Sevdiğim insanların, dostlarımın, meslektaşlarımın, öğrencilerimin memleketleriydi.
Bizi bir millet yapan ortak değerlerimizle, farklılıklarımızla Anadolu Mayası'nın karıldığı bu şehirlerin yaşadığı felaket bütün dünyayı sarstı.
Yazlık komşum Mimar Nebil Gali Bey'le uzun zamandır karşılaşamadık. Sosyal medyadan takipleşiyoruz ve dostluğumuzu hissediyoruz. Antakya'da yurtsever, girişimci saygın bir isim.
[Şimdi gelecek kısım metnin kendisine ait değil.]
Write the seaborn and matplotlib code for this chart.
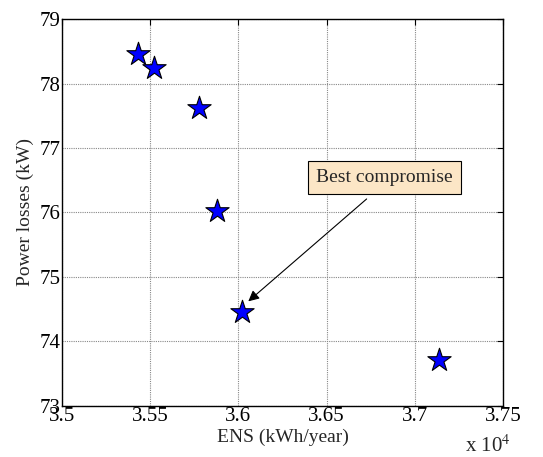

Antakya'dan deprem sonrası yayınladığı sosyal medya mesajı beni duygulandırdı:
"Benim ülkem, benim vatanım, benim kentim, benim Antakya'm. Anamın, babamın, atalarımın yaşayıp gömüldüğü kent. Bırakıp gitmek ne demek? Antakya'nın bana verdiklerini geri ödeme zamanı. Bir tek kuruşumu bile Antakya dışına yatırmayı düşünmüyorum. Antakya'yı yeniden diriltip ayağa kaldırmak için kendi adıma üzerime düşeni yapacağım"
Bir şehri sevmek bir kente ait olmak böyle bir şey. Dostlarınızı, çocukluk arkadaşlarınızı toprağa vermek ne kadar acı olsa da orası sizin vatanınız ve her şeyiniz o topraklarda.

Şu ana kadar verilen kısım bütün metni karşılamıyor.